There are a handful of other provisions you might include in an agreement:
  • Liability statement: This language specifies that the LLC members have limited liability protection as members.
  • Death of a member: This provision would detail the procedure that takes place in the event that a member passes away.
  • Dispute resolution: What happens if there’s a dispute amongst members? This provision would outline the process to follow.

Benefits of having an LLC operating agreement

Even if it’s not required in your state, an operating agreement provides a lot of key benefits for your business.

Protection from personal liability

An LLC protects you from personal liability — meaning your personal credit and assets are safe if anything with the business goes awry. An LLC operating agreement solidifies the legal separation between the members and the business operations, reinforcing this protection. This separation is particularly important for single-member LLCs.
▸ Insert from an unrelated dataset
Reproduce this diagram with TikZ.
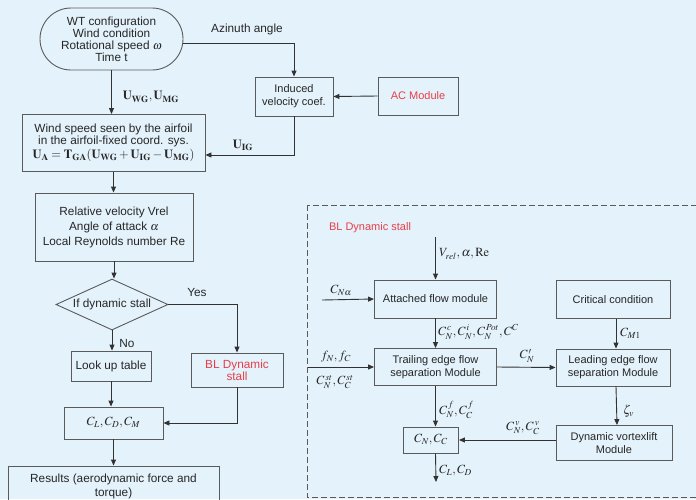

Control over governing rules

In the absence of an LLC operating agreement, the state’s default rules kick in, which means your LLC will be subject to how the state approaches management, admission of new members, dissolution, profit distribution and more. Creating your own LLC operating agreement overrides these rules.

Provides clarity for owners and investors

An LLC operating agreement contains clear provisions about each owner’s contributions to the business, share of profits, and responsibilities to the company and other members. It can serve as a reference to resolve any potential conflicts and provide clarity about the direction of the business for the members themselves and potential investors or lenders.